# 2015 Audi S3



## Jb2db (May 15, 2014)

Picked up the car last Thursday. Ordered back in June. Wasn't expecting the car to come in for another couple of weeks but was pleasantly surprised. Fully loaded sepang blue. 

I have no complaints about the car. I am enjoying every little detail. Not to mention the color being simply amazing. Pictures do not do it justice. More write-ups to come down the line as I'm still enjoying that honeymoon phase where I like to drive it all the time. 



























More pics coming soon!


----------



## JGreen76 (Aug 25, 2012)

Awesome, looks amazing. Enjoy every mile!


----------



## JayBeeSki (Aug 2, 2001)

Very very nice, enjoy it.


----------



## gamegenie (Aug 24, 2014)

ooh nice, and it looks fully loaded too.


----------



## Wiley337 (May 1, 2002)

Jb2db said:


> Picked up the car last Thursday. Ordered back in June. Wasn't expecting the car to come in for another couple of weeks but was pleasantly surprised. Fully loaded sepang blue.

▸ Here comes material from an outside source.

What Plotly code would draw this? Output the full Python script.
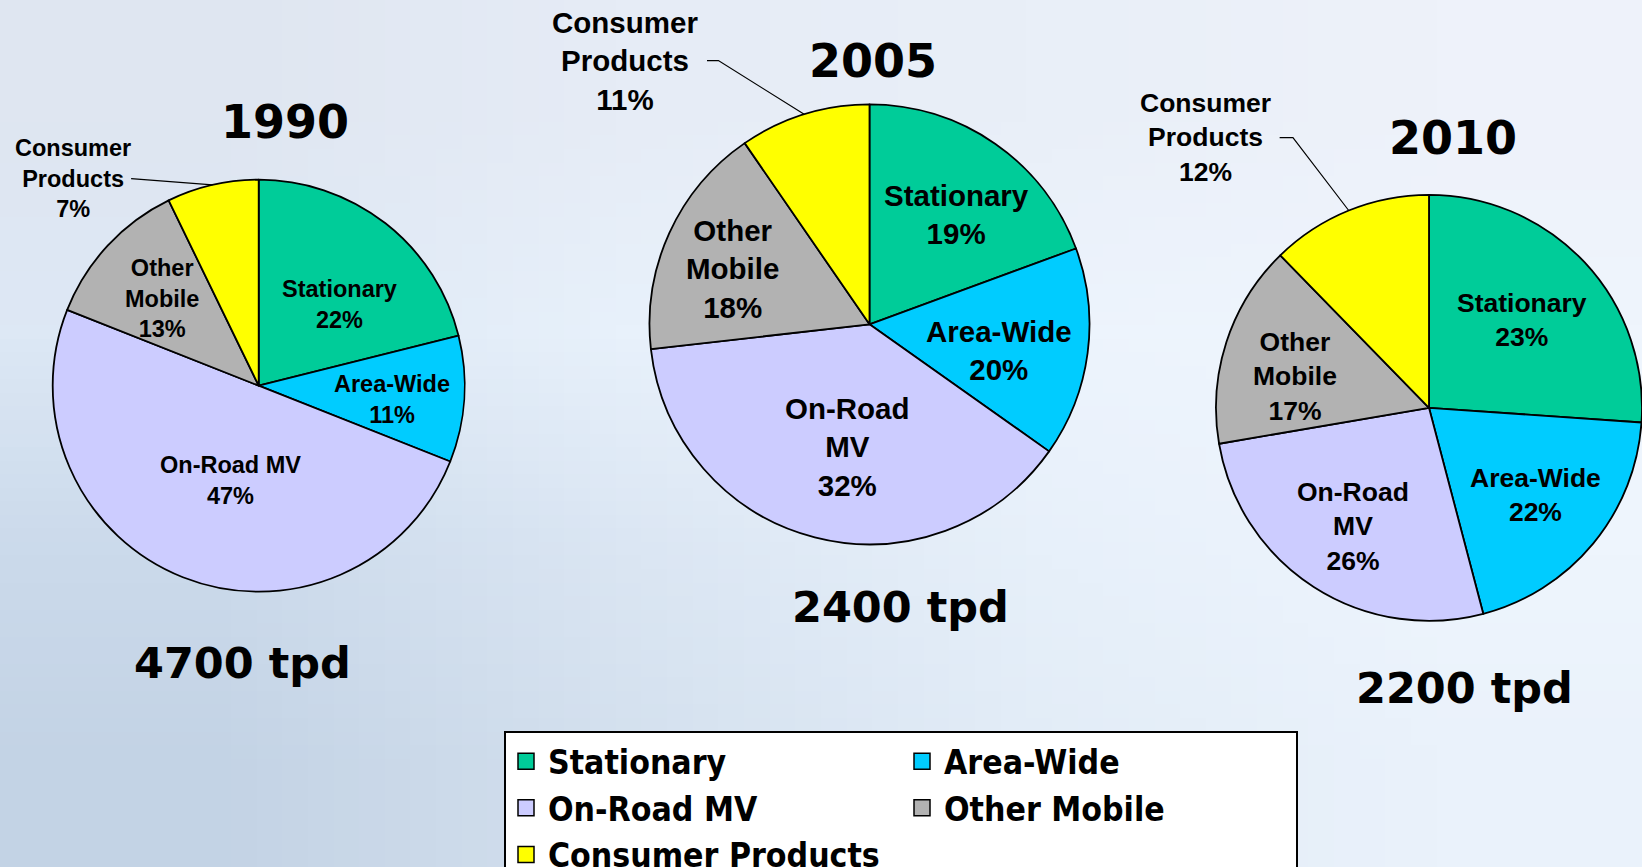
import math
import base64
import struct
import zlib
import plotly.graph_objects as go

# ---------------- data ----------------
categories = ["Stationary", "Area-Wide", "On-Road MV", "Other Mobile", "Consumer Products"]
years = ["1990", "2005", "2010"]
# percentages printed on the slices
pct_label_1990 = [22, 11, 47, 13, 7]
pct_label_2005 = [19, 20, 32, 18, 11]
pct_label_2010 = [23, 22, 26, 17, 12]
# slice sizes as drawn in the picture (%)
slice_1990 = [21.1, 9.9, 50.0, 11.8, 7.2]
slice_2005 = [19.4, 15.4, 38.4, 17.2, 9.6]
slice_2010 = [26.1, 19.8, 26.4, 15.4, 12.3]
totals_tpd = [4700, 2400, 2200]
slice_text_1990 = ["Stationary", "Area-Wide", "On-Road MV", "Other<br>Mobile", "Consumer<br>Products"]
slice_text_2005 = ["Stationary", "Area-Wide", "On-Road<br>MV", "Other<br>Mobile", "Consumer<br>Products"]
slice_text_2010 = ["Stationary", "Area-Wide", "On-Road<br>MV", "Other<br>Mobile", "Consumer<br>Products"]

# ---------------- style ----------------
W, H = 1642, 867
colors = ["#00CC99", "#00CCFF", "#CCCCFF", "#B2B2B2", "#FFFF00"]
legend_columns = ["c1", "c2", "c1", "c2", "c1"]
LABEL_FONT = "Liberation Sans, Arial, sans-serif"
TITLE_FONT = "DejaVu Sans, Verdana, sans-serif"
LEGEND_FONT = "DejaVu Sans Condensed, Liberation Sans Narrow, DejaVu Sans, sans-serif"

pie_style = [
    dict(cx=258.7, cy=385.7, r=206, font=23.5,
         frac=[0.555, 0.649, 0.478, 0.629, 1.35], nudge=[6.7, 2.1, -5.1, -0.8, -28.9],
         title_xy=(284.8, 121.5), total_xy=(243, 663), leader=(58, 0)),
    dict(cx=869.5, cy=324.3, r=220, font=29.5,
         frac=[0.636, 0.601, 0.567, 0.671, 1.633], nudge=[3.3, 3.7, -4.2, -2.5, -25.5],
         title_xy=(873.4, 60.5), total_xy=(900.6, 607.4), leader=(81.5, 11.4)),
    dict(cx=1429, cy=407.8, r=213, font=26.5,
         frac=[0.599, 0.645, 0.659, 0.645, 1.645], nudge=[-0.5, -0.1, -0.2, -4.7, -17.4],
         title_xy=(1452.5, 138.0), total_xy=(1464, 688), leader=(73.7, 13.3)),
]


def px(x):
    return x / W


def py(y):
    return 1 - y / H


# soft sky background as a tiny stretched gradient image
bg_grid = [
    ["#dfe6f1", "#e6ecf6", "#e9eff8", "#eef2fa"],
    ["#dde8f5", "#e8f1fb", "#edf4fd", "#eff5fd"],
    ["#cbdaeb", "#dbe6f3", "#e7f0fa", "#eef5fd"],
    ["#c3d3e5", "#d3e0ee", "#e2ecf7", "#eaf2fb"],
]


def make_png(grid):
    rows = []
    for row in grid:
        line = b"\x00"
        for hx in row:
            line += bytes(int(hx[i:i + 2], 16) for i in (1, 3, 5))
        rows.append(line)
    raw = b"".join(rows)

    def chunk(t, d):
        c = struct.pack(">I", len(d)) + t + d
        return c + struct.pack(">I", zlib.crc32(t + d) & 0xFFFFFFFF)

    h = len(grid)
    w = len(grid[0])
    data = b"\x89PNG\r\n\x1a\n"
    data += chunk(b"IHDR", struct.pack(">IIBBBBB", w, h, 8, 2, 0, 0, 0))
    data += chunk(b"IDAT", zlib.compress(raw))
    data += chunk(b"IEND", b"")
    return "data:image/png;base64," + base64.b64encode(data).decode()


fig = go.Figure()

slices = [slice_1990, slice_2005, slice_2010]
pct_labels = [pct_label_1990, pct_label_2005, pct_label_2010]
slice_texts = [slice_text_1990, slice_text_2005, slice_text_2010]
annotations = []
shapes = []

for k, (year, vals, pcts, texts, st) in enumerate(zip(years, slices, pct_labels, slice_texts, pie_style)):
    cx, cy, r = st["cx"], st["cy"], st["r"]
    fig.add_trace(go.Pie(
        labels=categories, values=vals, name=year,
        customdata=pcts,
        sort=False, direction="clockwise", rotation=0,
        marker=dict(colors=colors, line=dict(color="black", width=1.8)),
        textinfo="none", hovertemplate="%{label}: %{customdata}%<extra>" + year + "</extra>",
        showlegend=False,
        domain=dict(x=[max(0, px(cx - r)), min(1, px(cx + r))],
                    y=[max(0, py(cy + r)), min(1, py(cy - r))]),
    ))
    total = sum(vals)
    cum = 0
    for i, v in enumerate(vals):
        mid = (cum + v / 2) / total * 360
        cum += v
        ang = math.radians(mid + st["nudge"][i])
        lx = cx + st["frac"][i] * r * math.sin(ang)
        ly = cy - st["frac"][i] * r * math.cos(ang)
        annotations.append(dict(
            x=px(lx), y=py(ly), xref="paper", yref="paper",
            text=f"{texts[i]}<br>{pcts[i]}%", showarrow=False,
            xanchor="center", yanchor="middle", align="center",
            font=dict(family=LABEL_FONT, size=st["font"], color="black", weight="bold"),
        ))
        if i == len(vals) - 1:
            m = math.radians(mid)
            ex = cx + r * math.sin(m)
            ey = cy - r * math.cos(m)
            sx = lx + st["leader"][0]
            bx = sx + st["leader"][1]
            shapes.append(dict(
                type="path", xref="paper", yref="paper",
                path=f"M {px(sx)},{py(ly)} L {px(bx)},{py(ly)} L {px(ex)},{py(ey)}",
                line=dict(color="black", width=1.2),
            ))
    tx, ty = st["title_xy"]
    annotations.append(dict(
        x=px(tx), y=py(ty), xref="paper", yref="paper", text=year, showarrow=False,
        xanchor="center", yanchor="middle",
        font=dict(family=TITLE_FONT, size=46, color="black", weight="bold"),
    ))
    qx, qy = st["total_xy"]
    annotations.append(dict(
        x=px(qx), y=py(qy), xref="paper", yref="paper", text=f"{totals_tpd[k]} tpd",
        showarrow=False, xanchor="center", yanchor="middle",
        font=dict(family=TITLE_FONT, size=43, color="black", weight="bold"),
    ))

# legend entries
for cat, col, grp in zip(categories, colors, legend_columns):
    fig.add_trace(go.Scatter(
        x=[None], y=[None], mode="markers", name=cat, legendgroup=grp,
        marker=dict(symbol="square", size=20, color=col, line=dict(color="black", width=1.5)),
        showlegend=True, hoverinfo="skip",
    ))

fig.update_layout(
    width=W, height=H, autosize=False,
    margin=dict(l=0, r=0, t=0, b=0, autoexpand=False),
    paper_bgcolor="#e8f0fa", plot_bgcolor="rgba(0,0,0,0)",
    xaxis=dict(visible=False), yaxis=dict(visible=False),
    showlegend=True,
    legend=dict(
        orientation="h", traceorder="grouped", x=px(504), y=py(731),
        xanchor="left", yanchor="top", bgcolor="white", bordercolor="black", borderwidth=2,
        entrywidth=347, itemwidth=34, tracegroupgap=0,
        font=dict(family=LEGEND_FONT, size=33.5, color="black", weight="bold"),
    ),
    annotations=annotations,
    shapes=shapes,
    images=[dict(source=make_png(bg_grid), xref="paper", yref="paper", x=0, y=1,
                 sizex=1, sizey=1, xanchor="left", yanchor="top", sizing="stretch",
                 layer="below")],
)

page_fix = (
    "document.documentElement.style.margin='0';"
    "document.documentElement.style.overflow='hidden';"
    "document.body.style.margin='0';"
    "document.body.style.overflow='hidden';"
)
fig.write_html("out.html", post_script=page_fix, config={"displayModeBar": False})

Woohoo! Looks great. You have a clone of my car. Dealer said I am still 2 weeks out. Sooo hard to wait seeing them come in. Let us know how the adaptive cruise is working...


----------



## jrwamp (Mar 25, 2011)

Congrats! I'm picking up the exact same car tomorrow! Mine was a few weeks early as well, can't wait!


Sent from my iPhone using Tapatalk


----------



## Jb2db (May 15, 2014)

Thanks guys! I still can't keep away from it. Whenever I go somewhere, I try my hardest to see if I can catch a glimpse of it. If I go out to eat, we're sitting outside so I can continue to be mesmerized by the color. Lol

Adaptive cruise control and lane assist work very well! I've never had a car with so much technology. I'm coming from a 2003 Wrx so it's nice to finally be in something so luxurious while still being plenty sporty. 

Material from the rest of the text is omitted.